I'm trying to prove the following thing:

For a family $\mathcal{A}$ of countable sets such that $|\bigcup\mathcal{A}|$ is uncountable and such that $\big|\{A\in\mathcal{A}: x\notin A\}\big| \leq\aleph_0$ for every $x\in\bigcup\mathcal{A}$, we have $|\bigcup\mathcal{A}|=\aleph_1$.

Of course cardinality of this sum is at least $\aleph_1$. To show the other inequality, I firstly tried to find an injection from $\mathcal{A}$ to the set of all countable ordinals thinking that I might assign a type for every $A$ in the family and get $|\mathcal{A}|\leq\aleph_1$ (and proceed with $|\bigcup\mathcal{A}|\leq|\mathcal{A}|\cdot|A|)$. Sadly that's a dead-end, because sets of this family can be of the same ordinal type.

Now I'm thinking of a contradiction if I assume $|\bigcup\mathcal{A}|=\aleph_{\alpha}$, but can't find any as of yet.

Could you help me, give a hint?

Answer 1

Suppose the size of the union is $\ge\aleph_2$. Then there are at least $\aleph_2$-many $A$s. Fix distinct elements $x_\alpha$ ($\alpha<\omega_1$) of the union $\bigcup \mathcal{A}$. By the hypothesis, each $x_\alpha$ is in all but countably many of the $A$s. But then:

• What can you say about the size of the set $\{A\in\mathcal{A}: \exists \alpha<\omega_1(x_\alpha\not\in A)\}$?

• How does this compare with the size of $\mathcal{A}$?

• Why does this violate the assumption that each $A\in\mathcal{A}$ is countable?

Answer 2

By contradiction, suppose $f:\cup \mathcal A\to \omega_2$ is an injection. Let $g:\omega_1\to \mathcal A$ also be an injection. For $x\in \omega_2$ let $h(x) =\min \{y\in \omega_1: f(x)\in g(y)\}.$ We know $h(x)$ exists because $\{y\in \omega_1: f(x)\not \in g(y)\}$ is countable.

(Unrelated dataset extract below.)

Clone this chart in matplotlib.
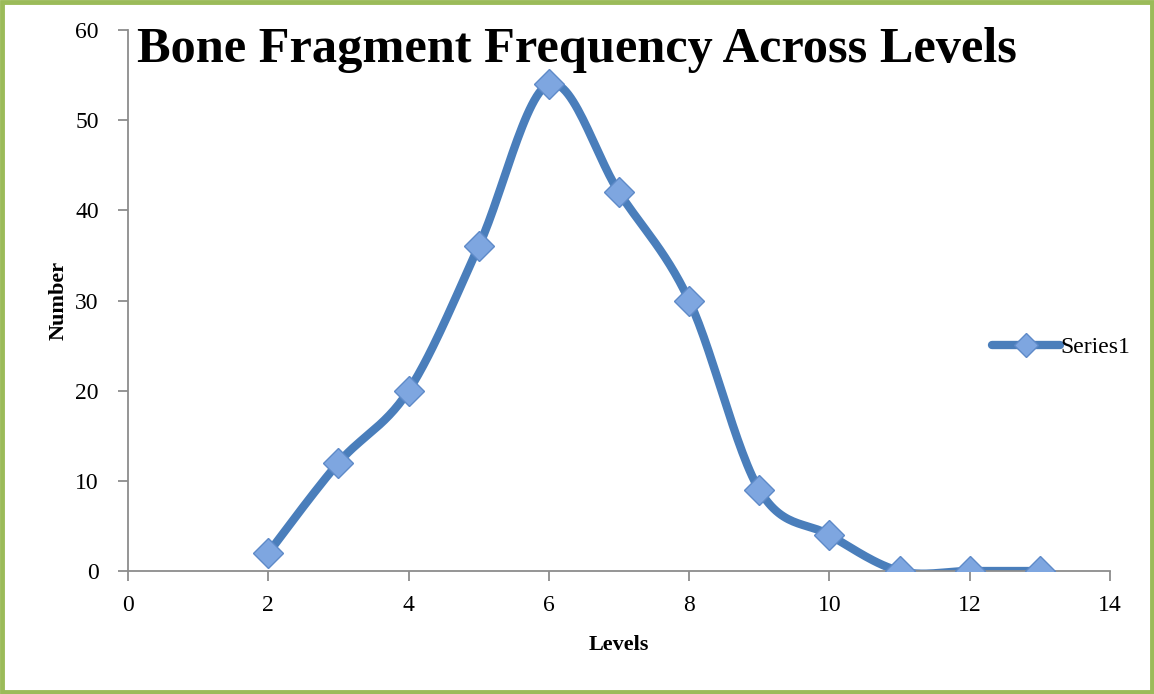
import numpy as np
import matplotlib.pyplot as plt
from matplotlib.patches import Rectangle

# data
levels = [2, 3, 4, 5, 6, 7, 8, 9, 10, 11, 12, 13]
counts = [2, 12, 20, 36, 54, 42, 30, 9, 4, 0, 0, 0]

x_ticks = [0, 2, 4, 6, 8, 10, 12, 14]
y_ticks = [0, 10, 20, 30, 40, 50, 60]


def smooth(xs, ys, n=30):
    """catmull-rom curve through the points (like excel's smoothed line)"""
    p = np.column_stack([xs, ys]).astype(float)
    p = np.vstack([p[0], p, p[-1]])
    out = []
    for i in range(1, len(p) - 2):
        p0, p1, p2, p3 = p[i - 1], p[i], p[i + 1], p[i + 2]
        t = np.linspace(0, 1, n)[:, None]
        c = 0.5 * ((2 * p1) + (-p0 + p2) * t + (2 * p0 - 5 * p1 + 4 * p2 - p3) * t ** 2
                   + (-p0 + 3 * p1 - 3 * p2 + p3) * t ** 3)
        out.append(c)
    c = np.vstack(out)
    return c[:, 0], c[:, 1]


plt.rcParams['font.family'] = ['Liberation Serif', 'DejaVu Serif']

fig = plt.figure(figsize=(11.54, 6.94), dpi=100)
ax = fig.add_axes([0.1109, 0.1772, 0.851, 0.7796])

line_color = '#4A7EBB'
sx, sy = smooth(levels, counts)
ax.plot(sx, sy, color=line_color, lw=6, solid_capstyle='round', zorder=2)
ax.plot(levels, counts, ls='none', marker='D', ms=15, mfc='#7EA6E0',
        mec='#5E8AC8', mew=1.0, zorder=3)

# legend entry
ax.plot([], [], color=line_color, lw=6, marker='D', ms=12, mfc='#7EA6E0',
        mec='#5E8AC8', label='Series1', solid_capstyle='round')
leg = ax.legend(loc='center left', bbox_to_anchor=(0.87, 0.414), frameon=False,
                fontsize=17, handlelength=2.9, handletextpad=0.0, borderaxespad=0)

ax.set_xlim(0, 14)
ax.set_ylim(0, 60)
ax.set_xticks(x_ticks)
ax.set_yticks(y_ticks)
ax.tick_params(labelsize=17, length=7, width=1.3, color='#8C8C8C', direction='out')
ax.tick_params(axis='x', pad=10)
ax.tick_params(axis='y', pad=14)

for s in ['top', 'right']:
    ax.spines[s].set_visible(False)
for s in ['left', 'bottom']:
    ax.spines[s].set_color('#8C8C8C')
    ax.spines[s].set_linewidth(1.3)

ax.set_xlabel('Levels', fontsize=16, fontweight='bold', labelpad=14)
ax.set_ylabel('Number', fontsize=16, fontweight='bold', labelpad=5)

fig.text(0.119, 0.928, 'Bone Fragment Frequency Across Levels', fontsize=36.3,
         fontweight='bold', ha='left', va='center')

# green frame around the chart
fig.patches.append(Rectangle((0.002, 0.003), 0.996, 0.994, transform=fig.transFigure,
                             fill=False, edgecolor='#9BBB59', lw=3.5))

fig.savefig('out.png', dpi=100)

Since $h:\omega_2\to \omega_1$, there exists $y\in \omega_1$ such that $|h^{-1}\{y\}|=\omega_2.$ But $h^{-1}\{y\}$ is countable because $$x\in h^{-1}\{y\}\implies h(x)=y\implies f(x)\in g(y)\implies x\in f^{-1}(g(y)),$$ while $f$ is an injection and $g(y)\in \mathcal A$ is countable.